The facility is intended to help lenders smooth over daily fluctuations in their liquidity needs, but banks have instead used it to borrow easy money and pay for longer-term lending by repeatedly rolling over their collateral.
That changed in the middle of this year, when the central bank limited borrowing first to 1 percent of bank deposits and then to 0.5 percent, about 400 billion rupees, or about $6.4 billion, daily, in measures to tighten the supply of rupees and support its exchange rate.
“L.A.F. is a liquidity management tool. But banks are using it to fund their loan book and they are not very actively mobilizing deposits,” said an official familiar with the central bank who was not authorized to speak on the record.
Estimates are that banks now have to raise at least about 800 billion rupees each day outside of the facility.
Some of that can be tapped through other central bank facilities, including an export refinance window in which funds are borrowed at the benchmark rate, and the Marginal Standing Facility, which is emergency funding that comes with a more punitive rate of 8.75 percent.
Banks can also raise funds from seven-day and 14-day term repurchase agreements, or repos, introduced in October. The first three auctions have attracted strong demand.
With banks having become accustomed to unlimited low-cost cash, the shift to market-based funding has led to some volatility, as banks have adjusted to the new environment.

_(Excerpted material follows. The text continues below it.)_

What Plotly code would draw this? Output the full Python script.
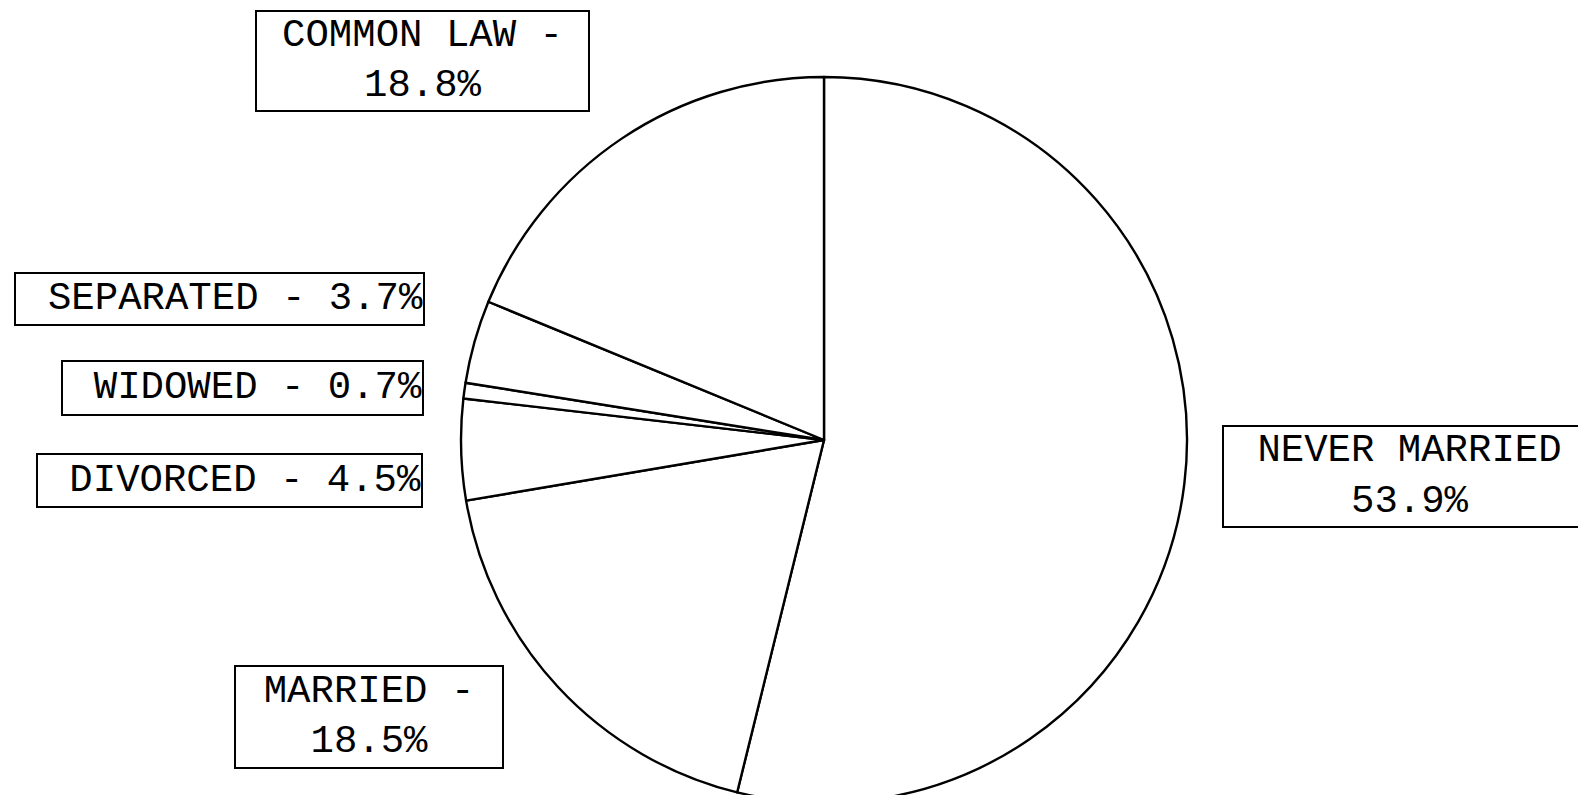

The Mumbai Interbank offer rate, an overnight rate that determines the pricing of short-term debt like commercial paper, is moving in a range of about one percentage point, compared with 0.1 to 0.2 percentage point in mid-July.
One of the major issues seen restricting the interbank term-repo market is a set of regulations preventing collateral from being reused by the party providing the funds, a common feature in more developed markets.
“The R.B.I. is trying to wean away banks from using the overnight window to support their balance-sheet activities,” said R. Sivakumar, head of fixed income at Axis Mutual Fund. “The ultimate success will be if they can develop a term money market outside the central bank’s window.”